Since Friday’s abrupt exit of bond investment star manager Bill Gross from Pimco, investors have followed suit by pulling billions of dollars out of the $202 billion Pimco Total Return Fund. (The fund is up 3.7 percent year-to-date.) Gross’s successor, Daniel Ivascyn, is trying to stop this exodus by assuring clients the same strategies that have worked for “many, many years” under his predecessor are still there, managed by hundreds of portfolio managers worldwide.

But for a global investment manager that has lived so long in the shadow of its co-founder, described as divisive, erratic, quirky and genius, Pimco’s new chief investment officer has a big task in front of him: to convince investors that Pimco doesn’t need its outspoken star manager. Gross is one of the last of the old-school leaders of asset management, and his abrupt resignation to join Pimco’s rival Janus Capital didn’t help make for a smooth transition.

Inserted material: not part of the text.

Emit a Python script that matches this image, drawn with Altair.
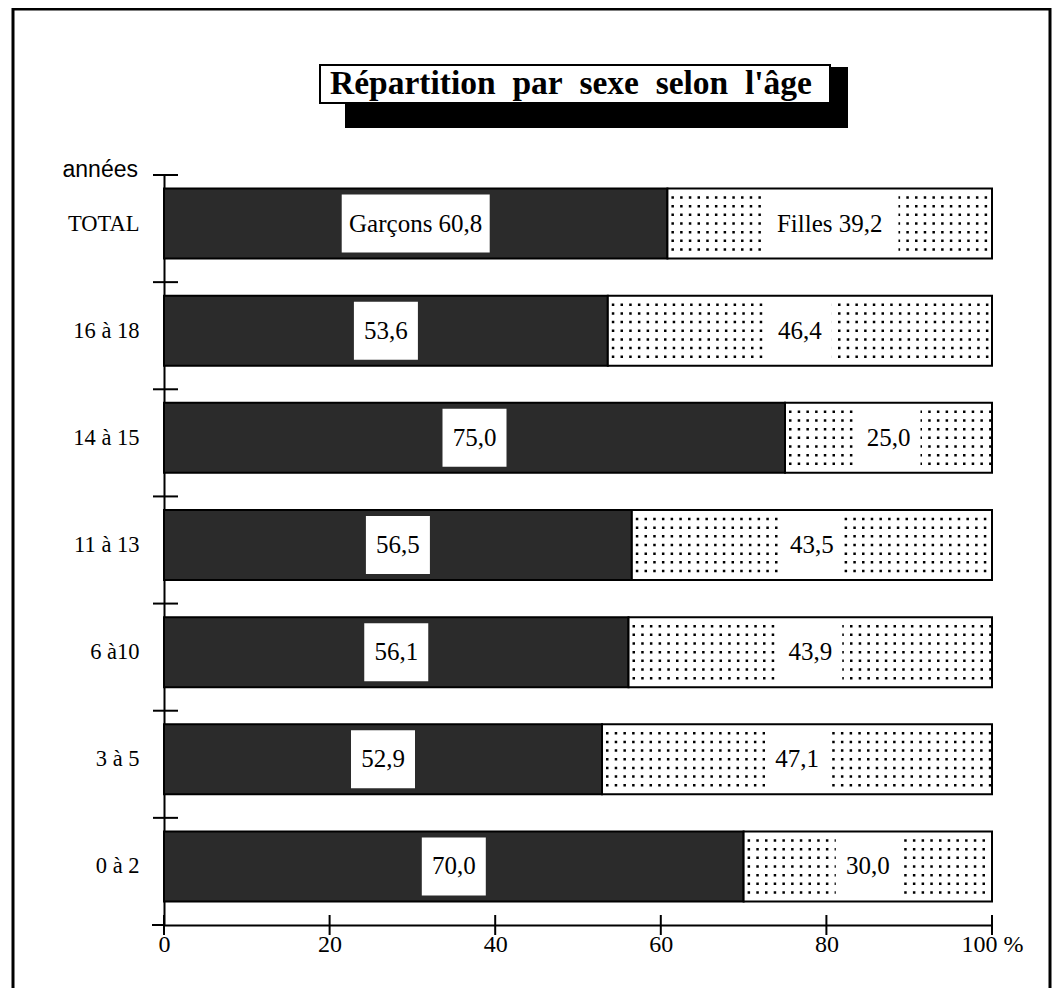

“In the same week Derek Jeter leaves the field with such grace at the top of his game, Bill Gross does the opposite,” Marilyn Cohen, president of fixed-income manager Envision Capital Management, told IBTimes. “He could have just said, ‘I’m leaving. It’s time for me to go and for the younger generation to take over. But he didn’t.’”

Problems had been simmering since the unexpected departure in April of Mohamed El-Erian, Pimco’s former chief executive who was assumed to be Gross’ heir apparent. No specific reason was given, but ensuing media reports citing anonymous insiders said there had been growing animosities between the two men.

Gross has been accused of both autocratic and increasingly peculiar behavior. At an investment conference in Chicago in June, Gross gave an indoor speech wearing sunglasses calling himself a 70-year-old version of Justin Bieber. Just three months before his acrimonious departure on Friday, Gross called Pimco a “happy kingdom,” but tensions between Gross and Pimco management had been mounting as the bond king clashed with colleagues and threatened to leave the firm on numerous occasions. Gross resigned while Pimco was preparing a statement announcing his ouster, according to Reuters.

“This is really a story about a man unwilling to let go,” Berns said. “I wish my English lit background was stronger, because I know there’s a Shakespeare comparison in Bill’s story, maybe ‘Richard III’ or ‘Henry VI.’”

With its $1.9 trillion in assets under management, nobody thinks Pimco is going under without Gross, but clearly Ivascyn will be facing Richard III's "winter of discontent" convincing clients the firm is being run like a democracy, not a monarchy.